The species is endemic to the Chatham Islands, an archipelago around 700 km to the east of New Zealand. In the Chathams it is an inshore species, rarely going more than a few kilometres away from shore, and it is more commonly found in sheltered water such as bays and inlets. It also forages in the large brackish Te Whanga Lagoon. It breeds in colonies on coastal areas and around Te Whanga Lagoon, either on flat areas, slopes or wide cliff ledges. There are currently thirteen colonies of this species, found on the main Chatham Island as well as Pitt Island, Star Keys, Rabbit Island and North East Reef. These colonies are located close to the high-tide mark and can have as many as 300 nests in them. It roosts on rocks close to shore or at sea, although it may have different roosting sites for day and night. The species is non-migratory and has never been recorded away from the Chatham Islands, although the species does feed and roost on islands in the Chathams away from their breeding colonies, for example Mangere.

==Behaviour==
=== Diet and feeding ===
Like all cormorants, the Chatham Islands shag is a pursuit-diver, propelling itself underwater with its feet and returning to the surface to consume small prey caught in its bill. The specific diet of the Chatham Islands shag is poorly known, but is dominated by fish, including opalfish, flatfish and bullies, as well as cephalopods such as octopuses, squid and cuttlefish. It generally feeds alone, but will form small feeding flocks at times.

===Breeding===
Little is known about the breeding biology. Males attract a mate with an advertising display in which it stands with its tail cocked up and throws its neck and head back towards its tail, up to 13 times, while making a gargling noise. Mated pairs recognise each other at the nest with gaping and head-lowering displays. During these the male makes a barking noise, but the female is almost silent, making only a soft puffing noise.
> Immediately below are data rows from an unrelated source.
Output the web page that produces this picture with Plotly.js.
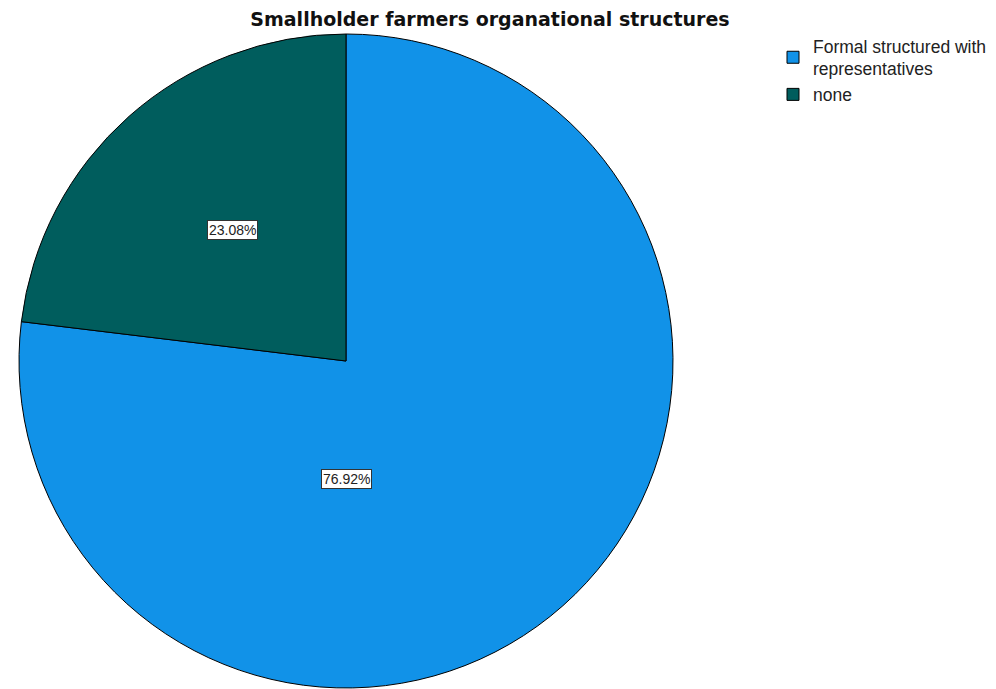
<!DOCTYPE html>
<html>
<head>
<meta charset="utf-8">
<script src="https://cdn.plot.ly/plotly-3.0.1.min.js"></script>
<style>html,body{margin:0;padding:0;background:#fff;}</style>
</head>
<body>
<div id="chart" style="width:996px;height:689px;"></div>
<script>
const categories = ["Formal structured with<br>representatives", "none"];
const percents = [76.92, 23.08];
const colors = ["#1192e8", "#005d5d"];
const chartTitle = "Smallholder farmers organational structures";

// label placement (angle measured clockwise from 12 o'clock in degrees, radius as fraction of pie radius)
const labelAngle = [180, -41];
const labelRadius = [0.36, 0.53];

const W = 996, H = 689;
const cx = 346, cy = 361, R = 327;
const dom = {x: [(cx - R) / W, (cx + R) / W], y: [1 - (cy + R) / H, 1 - (cy - R) / H]};

const annotations = percents.map((p, i) => {
  const a = labelAngle[i] * Math.PI / 180;
  const px = cx + Math.sin(a) * R * labelRadius[i];
  const py = cy - Math.cos(a) * R * labelRadius[i];
  return {
    xref: "paper", yref: "paper", x: px / W, y: 1 - py / H,
    text: p.toFixed(2) + "%", showarrow: false,
    font: {family: "Liberation Sans, Arial, sans-serif", size: 14, color: "#222"},
    bgcolor: "#ffffff", bordercolor: "#333333", borderwidth: 1, borderpad: 1,
    xanchor: "center", yanchor: "middle"
  };
});

Plotly.newPlot("chart", [{
  type: "pie",
  labels: categories,
  values: percents,
  sort: false,
  direction: "clockwise",
  rotation: 0,
  textinfo: "none",
  hoverinfo: "label+percent",
  marker: {colors: colors, line: {color: "#000000", width: 1}},
  domain: dom
}], {
  width: W, height: H,
  margin: {l: 0, r: 0, t: 0, b: 0},
  paper_bgcolor: "#ffffff",
  title: {text: "<b>" + chartTitle + "</b>", x: 490 / W, xanchor: "center", y: 1 - 19 / H, yanchor: "middle",
    font: {family: "DejaVu Sans, sans-serif", size: 19, color: "#111"}},
  showlegend: true,
  legend: {x: 773 / W, y: 1 - 28 / H, xanchor: "left", yanchor: "top",
    font: {family: "Liberation Sans, Arial, sans-serif", size: 17.5, color: "#222"},
    itemwidth: 30, tracegroupgap: 0, bgcolor: "rgba(0,0,0,0)"},
  annotations: annotations
}, {displayModeBar: false, staticPlot: true});
</script>
</body>
</html>
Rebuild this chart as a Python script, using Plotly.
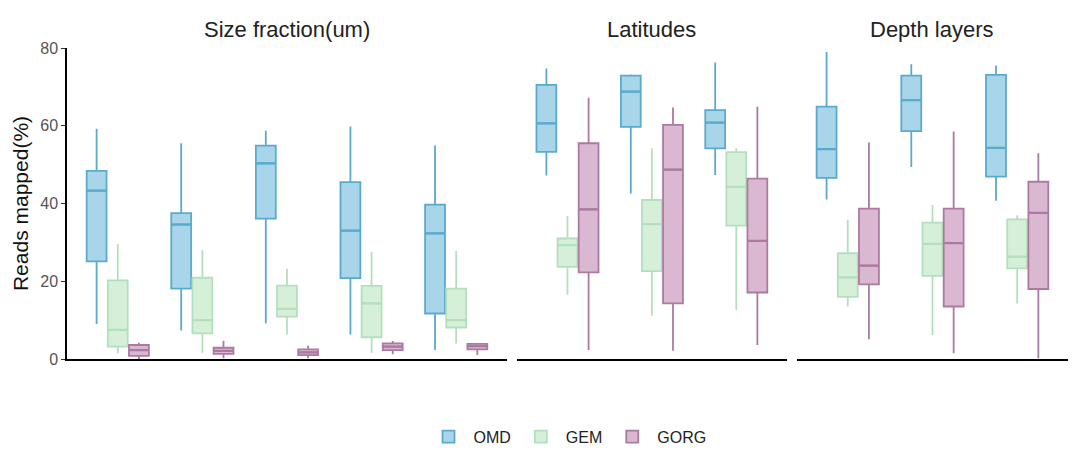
import plotly.graph_objects as go

# facets and their groups (x labels are not shown in the figure)
size_groups = ["0.22-1.6", "0.22-3", "0.8-5", "5-20", "20-180"]
lat_groups = ["Low", "Mid", "High"]
depth_groups = ["SRF", "DCM", "MES"]

# box stats per method: [lower whisker, q1, median, q3, upper whisker]
omd_size = {"low": [9.0, 7.3, 9.2, 6.3, 2.3], "q1": [25.1, 18.1, 36.1, 20.8, 11.7],
            "med": [43.3, 34.6, 50.3, 33.0, 32.3], "q3": [48.4, 37.5, 54.9, 45.5, 39.7],
            "high": [59.2, 55.5, 58.7, 59.8, 54.9]}
gem_size = {"low": [1.5, 1.6, 6.3, 1.6, 4.0], "q1": [3.2, 6.6, 10.9, 5.6, 8.1],
            "med": [7.5, 10.0, 12.9, 14.3, 10.0], "q3": [20.2, 20.9, 18.9, 18.8, 18.1],
            "high": [29.5, 28.0, 23.2, 27.6, 27.8]}
gorg_size = {"low": [0.0, 0.2, 0.2, 1.2, 1.0], "q1": [0.8, 1.3, 1.0, 2.3, 2.5],
             "med": [2.3, 2.1, 1.7, 3.2, 3.3], "q3": [3.6, 2.9, 2.5, 4.0, 3.9],
             "high": [4.2, 4.7, 3.4, 4.6, 4.0]}

omd_lat = {"low": [47.2, 42.6, 47.3], "q1": [53.3, 59.7, 54.2], "med": [60.6, 68.8, 60.8],
           "q3": [70.5, 72.9, 64.0], "high": [74.7, 73.2, 76.3]}
gem_lat = {"low": [16.5, 11.1, 12.6], "q1": [23.7, 22.6, 34.3], "med": [29.3, 34.7, 44.3],
           "q3": [31.0, 40.9, 53.2], "high": [36.8, 54.2, 54.2]}
gorg_lat = {"low": [2.3, 2.1, 3.6], "q1": [22.3, 14.3, 17.1], "med": [38.5, 48.7, 30.4],
            "q3": [55.5, 60.2, 46.4], "high": [67.2, 64.7, 64.9]}

omd_depth = {"low": [41.0, 49.4, 40.7], "q1": [46.6, 58.6, 46.9], "med": [54.0, 66.6, 54.3],
             "q3": [64.9, 72.9, 73.1], "high": [79.0, 75.8, 75.5]}
gem_depth = {"low": [13.5, 6.2, 14.3], "q1": [16.0, 21.4, 23.3], "med": [21.0, 29.6, 26.3],
             "q3": [27.2, 35.1, 35.9], "high": [35.8, 39.6, 37.0]}
gorg_depth = {"low": [5.1, 1.5, 0.2], "q1": [19.2, 13.5, 18.0], "med": [24.0, 29.8, 37.6],
              "q3": [38.7, 38.7, 45.6], "high": [55.7, 58.5, 52.9]}

methods = ["OMD", "GEM", "GORG"]
fills = {"OMD": "#a9d5ea", "GEM": "#d6efd9", "GORG": "#dbb8d2"}
lines = {"OMD": "#5aaacb", "GEM": "#b4dfbd", "GORG": "#ac7aa0"}

facets = [
    ("x", "y", size_groups, [omd_size, gem_size, gorg_size]),
    ("x2", "y2", lat_groups, [omd_lat, gem_lat, gorg_lat]),
    ("x3", "y3", depth_groups, [omd_depth, gem_depth, gorg_depth]),
]

fig = go.Figure()
for i, (xa, ya, cats, stats) in enumerate(facets):
    for m, s in zip(methods, stats):
        fig.add_trace(go.Box(
            x=cats, q1=s["q1"], median=s["med"], q3=s["q3"],
            lowerfence=s["low"], upperfence=s["high"],
            name=m, legendgroup=m, showlegend=(i == 0), offsetgroup=m,
            fillcolor=fills[m], line=dict(color=lines[m], width=1.8),
            whiskerwidth=0, boxpoints=False, xaxis=xa, yaxis=ya,
        ))
        # thicker median line, drawn as a flat box on the same slot
        fig.add_trace(go.Box(
            x=cats, q1=s["med"], median=s["med"], q3=s["med"],
            lowerfence=s["med"], upperfence=s["med"],
            name=m, legendgroup=m, showlegend=False, offsetgroup=m,
            fillcolor=lines[m], line=dict(color=lines[m], width=2.2),
            whiskerwidth=0, boxpoints=False, hoverinfo="skip", xaxis=xa, yaxis=ya,
        ))

domains = [[0, 0.4395], [0.4494, 0.7192], [0.7292, 1.0]]
titles = ["Size fraction(um)", "Latitudes", "Depth layers"]
ncat = [len(size_groups), len(lat_groups), len(depth_groups)]

layout = dict(
    width=1080, height=473,
    margin=dict(l=52, r=20, t=40, b=122),
    paper_bgcolor="white", plot_bgcolor="white",
    boxmode="group", boxgap=0.25, boxgroupgap=0.06,
    font=dict(family="Liberation Sans, Arial, sans-serif", color="#222"),
    legend=dict(orientation="h", x=0.5, xanchor="center", y=-0.25, yanchor="middle",
                font=dict(size=16, color="#222"), itemwidth=40),
    showlegend=True,
)
annotations = []
for i in range(3):
    key = "xaxis" if i == 0 else f"xaxis{i+1}"
    ykey = "yaxis" if i == 0 else f"yaxis{i+1}"
    layout[key] = dict(domain=domains[i], type="category", range=[-0.6, ncat[i] - 0.4],
                       showticklabels=False, ticks="", showline=True, linecolor="black",
                       linewidth=1.5, showgrid=False, zeroline=False,
                       anchor="y" if i == 0 else f"y{i+1}")
    layout[ykey] = dict(range=[0, 80], showgrid=False, zeroline=False,
                        anchor="x" if i == 0 else f"x{i+1}")
    if i == 0:
        layout[ykey].update(showline=True, linecolor="black", linewidth=1.5,
                            ticks="outside", ticklen=4, tickcolor="#333",
                            tickvals=[0, 20, 40, 60, 80],
                            tickfont=dict(size=16, color="#555"),
                            title=dict(text="Reads mapped(%)", font=dict(size=21, color="#111"),
                                       standoff=6))
    else:
        layout[ykey].update(showticklabels=False, showline=False, ticks="", matches="y")
    annotations.append(dict(text=titles[i], xref="paper", yref="paper",
                            x=(domains[i][0] + domains[i][1]) / 2, y=1.0,
                            xanchor="center", yanchor="bottom", yshift=4,
                            showarrow=False, font=dict(size=22, color="#222")))
layout["annotations"] = annotations
fig.update_layout(**layout)

fig.write_html("out.html")
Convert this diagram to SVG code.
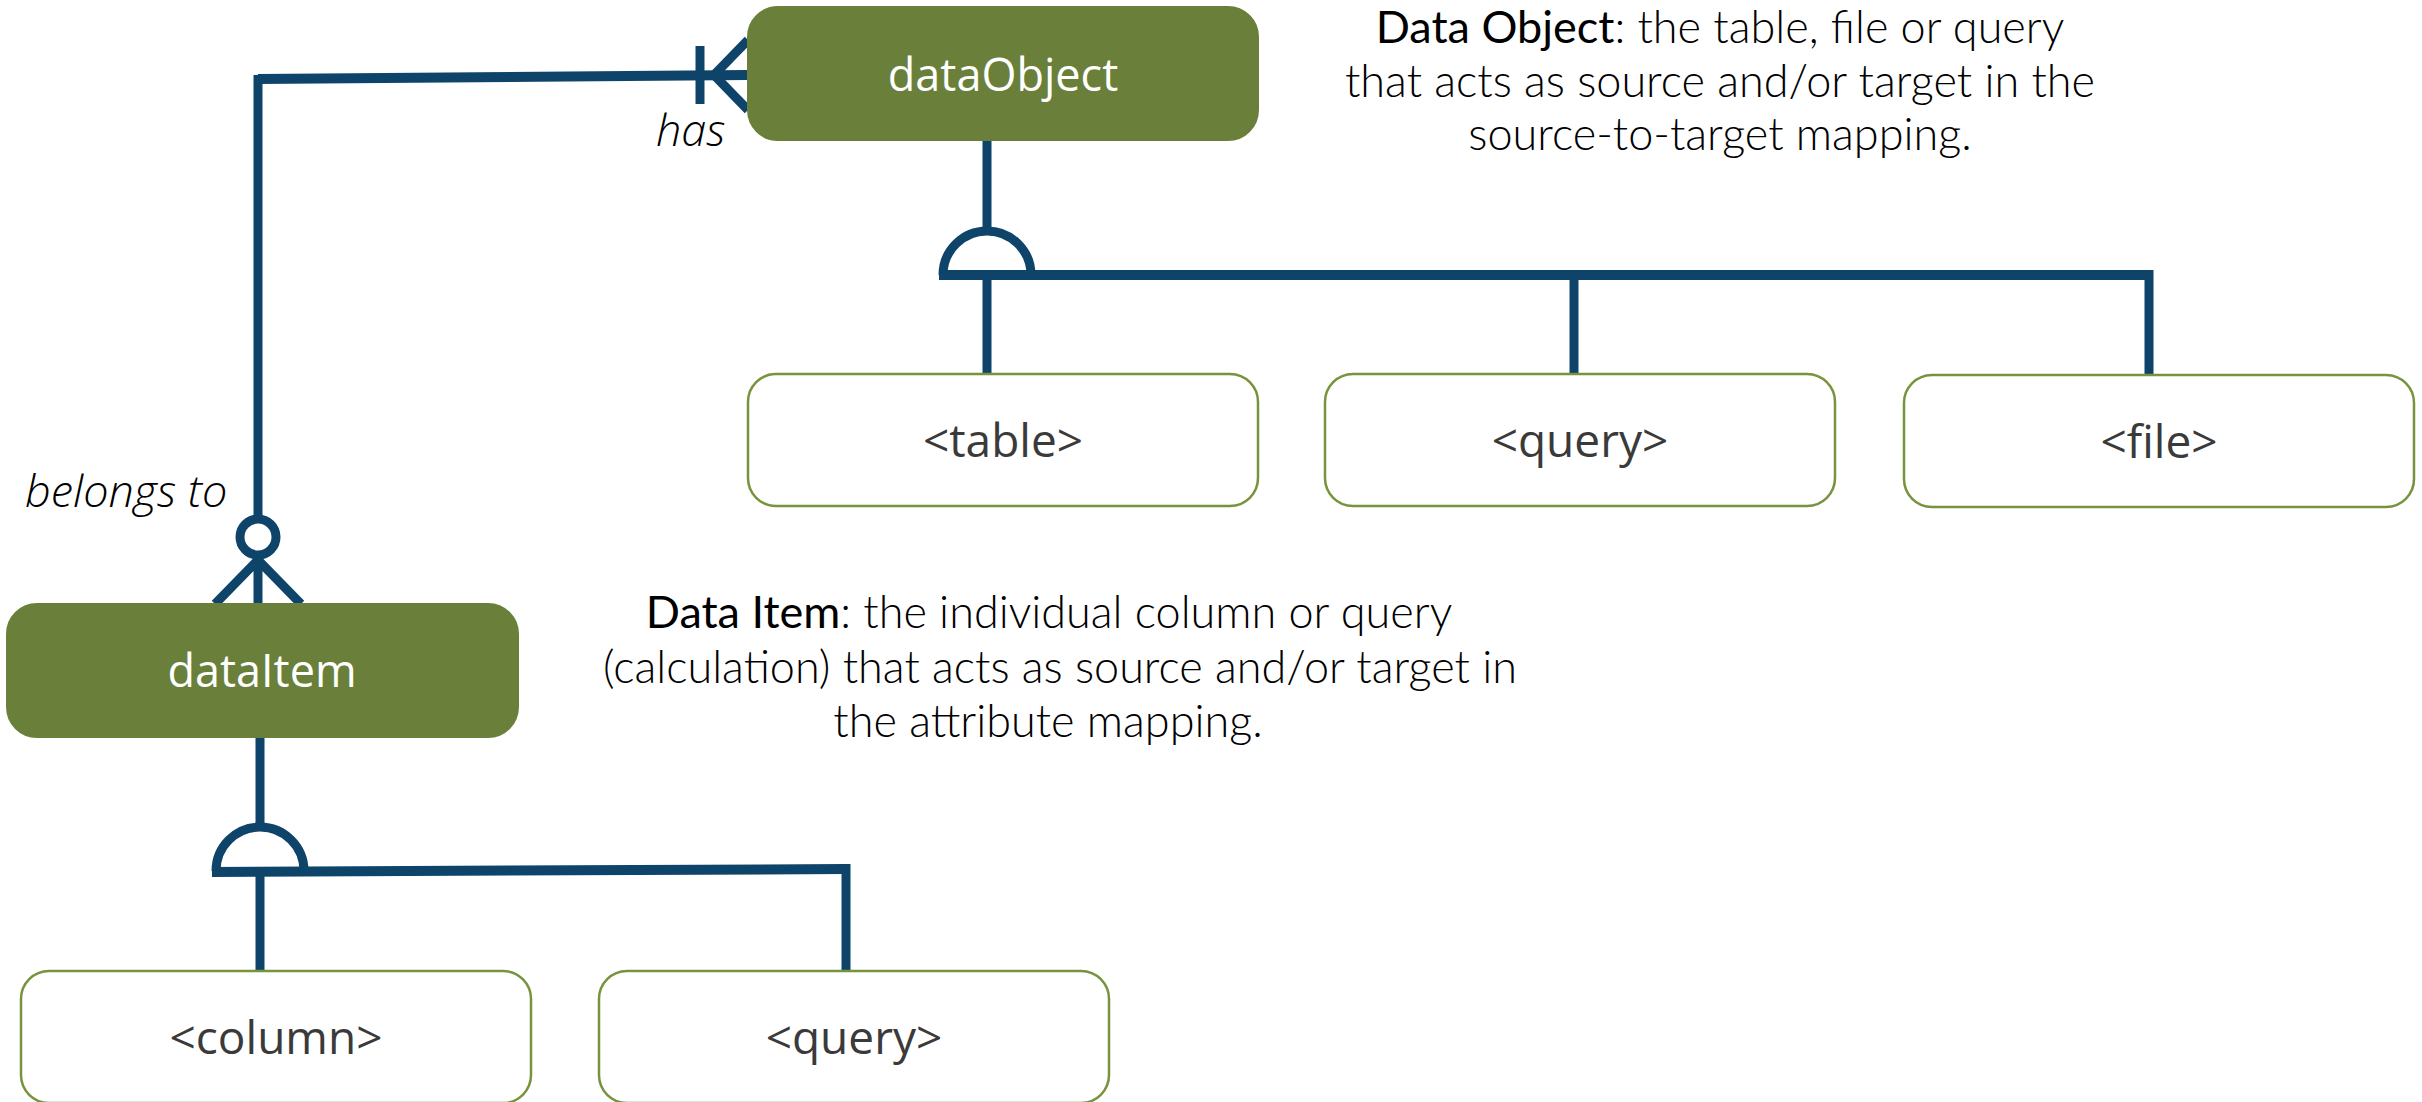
<svg xmlns="http://www.w3.org/2000/svg" width="2422" height="1102" viewBox="0 0 2422 1102">
<style>
.ent{fill:#6A803A;stroke:#6A803A;stroke-width:2}
.sub{fill:#FFFFFF;stroke:#77933C;stroke-width:2.5}
.elab{font-family:"Open Sans","Noto Sans",sans-serif;font-size:45px;fill:#FFFFFF;text-anchor:middle}
.slab{font-family:"Open Sans","Noto Sans",sans-serif;font-size:46px;fill:#3A3A3A;text-anchor:middle}
.desc{font-family:Lato,"Open Sans",sans-serif;font-size:45px;font-weight:300;fill:#000000;text-anchor:middle}
.desc .b{font-weight:400}
.rel{font-family:"Open Sans","Noto Sans",sans-serif;font-size:45px;font-weight:300;font-style:italic;fill:#000000}
.ln{fill:none;stroke:#0E4469;stroke-width:9}
.lnh{fill:none;stroke:#0E4469;stroke-width:10}
</style>
<g id="connectors">
<path class="lnh" d="M748,75 L258,79"/>
<path class="ln" d="M258,75 L258,519"/>
<path class="ln" d="M700,46 L700,104"/>
<path class="ln" d="M714,75 L748,40 M714,75 L748,110"/>
<circle class="ln" cx="258" cy="537" r="18" stroke-width="8"/>
<path class="ln" d="M258,555 L258,604 M258,560 L215,604 M258,560 L301,604"/>
<path class="ln" d="M987,140 L987,231"/>
<path class="ln" d="M943,275 A44,44 0 0 1 1031,275"/>
<path class="lnh" d="M939,275 L2153,275"/>
<path class="ln" d="M987,275 L987,374"/>
<path class="ln" d="M1574,275 L1574,374"/>
<path class="ln" d="M2149,270 L2149,375"/>
<path class="ln" d="M260,737 L260,827"/>
<path class="ln" d="M216,871 A44,44 0 0 1 304,871"/>
<path class="lnh" d="M212,872 L846,869"/>
<path class="ln" d="M846,864 L846,971"/>
<path class="ln" d="M260,871 L260,971"/>
</g>
<g id="dataObject">
<rect class="ent" x="748" y="7" width="510" height="133" rx="30"/>
<text class="elab" x="1003" y="91">dataObject</text>
</g>
<g id="dataItem">
<rect class="ent" x="7" y="604" width="511" height="133" rx="30"/>
<text class="elab" x="262" y="687">dataItem</text>
</g>
<g id="table">
<rect class="sub" x="748" y="374" width="510" height="132" rx="28"/>
<text class="slab" x="1003" y="457">&lt;table&gt;</text>
</g>
<g id="query1">
<rect class="sub" x="1325" y="374" width="510" height="132" rx="28"/>
<text class="slab" x="1580" y="457">&lt;query&gt;</text>
</g>
<g id="file">
<rect class="sub" x="1904" y="375" width="510" height="132" rx="28"/>
<text class="slab" x="2159" y="458">&lt;file&gt;</text>
</g>
<g id="column">
<rect class="sub" x="21" y="971" width="510" height="132" rx="28"/>
<text class="slab" x="276" y="1054">&lt;column&gt;</text>
</g>
<g id="query2">
<rect class="sub" x="599" y="971" width="510" height="132" rx="28"/>
<text class="slab" x="854" y="1054">&lt;query&gt;</text>
</g>
<g id="labels">
<text class="rel" x="656" y="146">has</text>
<text class="rel" x="25" y="507">belongs to</text>
<text class="desc"><tspan x="1720" y="43"><tspan class="b">Data Object</tspan>: the table, file or query</tspan><tspan x="1720" y="97">that acts as source and/or target in the</tspan><tspan x="1720" y="150">source-to-target mapping.</tspan></text>
<text class="desc"><tspan x="1049" y="628"><tspan class="b">Data Item</tspan>: the individual column or query</tspan><tspan x="1060" y="683">(calculation) that acts as source and/or target in</tspan><tspan x="1048" y="737">the attribute mapping.</tspan></text>
</g>
</svg>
Breeding is seasonal, and the timing of laying can vary from colony to colony. Most Chatham Islands shags lay between October and December, but the colonies on Te Whanga Lagoon breed three months earlier than other colonies. The nest is made of iceplant, grasses and other plants. Small nesting territories are defended from others of the species, and birds nesting in the centre of the colony have to run the gauntlet of biting to reach their nests as they pass other territories. Two to four eggs are laid; the eggs measure 59 to 63 mm × 37 to 40 mm and are matt pale blue with a chalky covering. The incubation time is not known but is thought to be around 30 days.

==Conservation==
The Chatham Islands shag is threatened by a range of human activities and threats. The species is sensitive to disturbance at its breeding colonies, as nests are trampled by stampeding adults and nests are opportunistically raided by silver gulls after the eggs are unattended. At worst, entire colonies have been abandoned due to disturbance by people or stock. Colonies on the main islands are also vulnerable to introduced predators such as weka, feral cats and possums. It is considered critically endangered by the IUCN.